Dignificar la izquierda
No hay razón ni necesidad para caer en el lodazal. La disputa por el poder no puede ni debe convertirse en un intercambio de epítetos cada vez más burdos y soeces para descalificar al contrario. Que si Claudia Sheinbaum es judía búlgara o Xóchitl Gálvez no es más que una señora mal hablada enfundada en un huipil, no pueden sustituir la verdadera discusión que tendríamos que hacer sobre sus respectivos proyectos para conducir los destinos del país. Lo que estamos viviendo, por desgracia, es un intercambio de venenos sin el menor intento de argumentar razones, más allá de la burla que humilla o disminuye.
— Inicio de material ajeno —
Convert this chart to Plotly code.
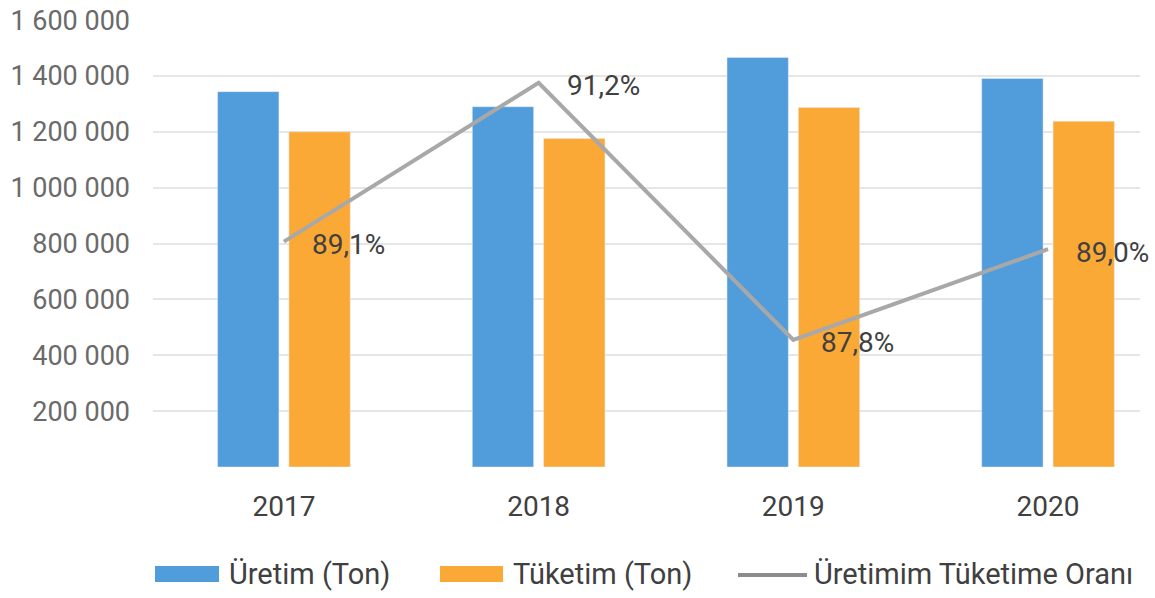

La conversación pública substituida por redes sociales destinadas a golpear y distorsionar para dañar al rival.
Ninguna de las dos partes se salva. En este espacio he cuestionado el uso que hace el presidente Andrés Manuel López Obrador de los recursos del gobierno para atacar a los adversarios políticos, particularmente tratándose de la sucesión. No es el papel de un jefe de Estado hacer las veces de jefe de campaña de su partido, empeñado en destruir la imagen de precandidatos de la oposición; mucho menos meterse en los procesos internos en los que se encuentran otros partidos para designar a su abanderado. Me parece que al hacerlo así se daña a sí mismo; a la imagen de honestidad que cultivó durante tantos años, al deseo de pasar a la historia como un servidor público republicano y patriota, con aspiración de ser un mandatario para todos. De lo que venimos huyendo es de gobernantes que utilizan el poder para impedir que otras facciones políticas se los quiten. La Cuarta Transformación tendría que ser ejemplar en ese sentido y, por desgracia, esta fallando. No es tarde para enmendarlo.
El obradorismo ha intentado justificar este intercambio de agresiones como la respuesta que había que dar al ataque masivo y sistemático del que ha sido víctima. Y, en efecto, la constelación de intereses de los poderes fácticos, contrarios al gobierno del cambio, recurrieron a esta estrategia de descalificaciones incluso antes de que AMLO llegara a Palacio Nacional. Ante la derrota de 2018, la oposición no encontró otra forma de respuesta que el ataque a la imagen del presidente, en lugar de intentar una propuesta política atractiva para recuperar a los votantes que había perdido. Propuesta que todavía está pendiente, más allá de su proclama de quitarle el poder a Morena.
Pero creo que un movimiento que ha planteado al país la necesidad de mirar por lo pobres y combatir la enorme desigualdad, tendría que actuar de otra manera. El obradorismo posee un capital ético político que no debería diluirse en torneos de mezquindades, destinados a premiar al más ingenioso para el insulto, al que tenga el micrófono más grande o los mejores motores en redes sociales.
Más allá de los aciertos y errores cometidos por un gobierno de alternancia como el de la 4T, la propuesta sigue vigente y es absolutamente digna y pertinente: por razones de justicia social, de gobernabilidad y sentido común, pongamos el énfasis en la distribución, sin sacrificar el crecimiento pero sí cambiando la prioridad. Esa sigue siendo la propuesta básica de la izquierda, más allá de la polvareda o los sombrerazos. Y a esa habría que remitirse.
No es necesario enlodar a Xóchitl Gálvez o a cualquiera de los candidatos de la Alianza. Más allá de que no se coincida con la visión de país de muchos de los que quieren convertirla en presidenta, habría que confiar en la legitimidad de los argumentos, las convicciones y los abanderados que representan la propuesta de la 4T. Con todos sus defectos, Morena ofrece más esperanzas que el PRI o el PAN; Claudia Sheinbaum o Marcelo Ebrard son cuadros más profesionales y sólidos que cualquiera de sus adversarios, y allí están sus trayectorias.
Los dirigentes de Morena, y el presidente mismo, deberían tener más confianza en la obra que han construido. No es perfecta, ni mucho menos, y habría bastante que fortalecer y mejorar para el próximo sexenio. Pero sigue siendo la fuerza política que mira en favor de las grandes mayorías, abandonadas desde siempre. Eso le da una enorme calidad moral frente a una clase política que veía esencialmente para ella misma. Carece de sentido deteriorar ese enorme activo comportándose como tantas veces lo hicieron los que corrompieron la vida pública. Responder con las mismas artimañas con el argumento de que antes lo hicieron contra nosotros, terminaría envileciendo la enorme aspiración de alcanzar un México más justo y honesto.